Anyways, here it is (excuse me for errors of expressions or wording).
Executive Summary
The purpose of this paper is to provide an analysis on how the account planning discipline has adopted and evolved outside the UK, where it origins from.
The paper has been structured around three historical strands, which Stephen King pointed out would be important for the future of account planning. These were; How Account Planning Started, Views On “How Advertising Works” and The Agency Environment.
In the first section, the paper takes a look at how and why the account planning discipline started out in the UK and follows on to presenting how and why it has started in other countries. It finds that account planning grew out of a need due to increased client, consumer and market sophistication.

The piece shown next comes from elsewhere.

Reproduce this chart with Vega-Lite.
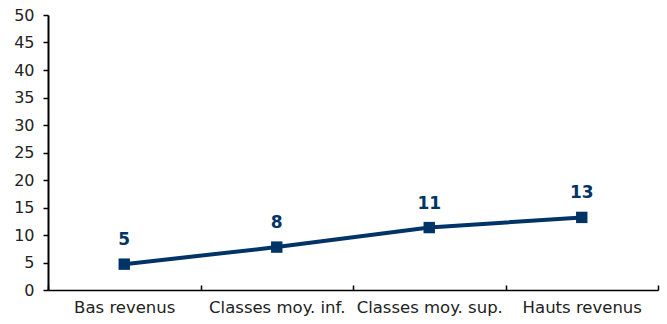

The second section gives reflections on how agency structure will affect the adoption of account planning. Or rather that, implementing account planning demands a change of agency philosophy, both in structure and understanding of the relationship between advertising and the consumer. It finds that successful implementation only exists in those agencies that have changed their philosophy.
The last section presents the importance of agency environment and how this is affected by cultural heritage, competition in the marketplace and marketing communications environment. The section presents how the environment was when account planning started in the UK and goes on to present the current environment that affects the advertising industry today.
It finds that the agency environment is closely linked to views on “how advertising works” and that the environment of which the agency act in will affect how the agency sees and understands advertising, and in turn how account planning is executed.
The paper concludes with a brief analysis of the three strands and the importance of them.
Lastly, the paper gives recommendations to how future agencies can successfully adopt and implement account planning in to their agency.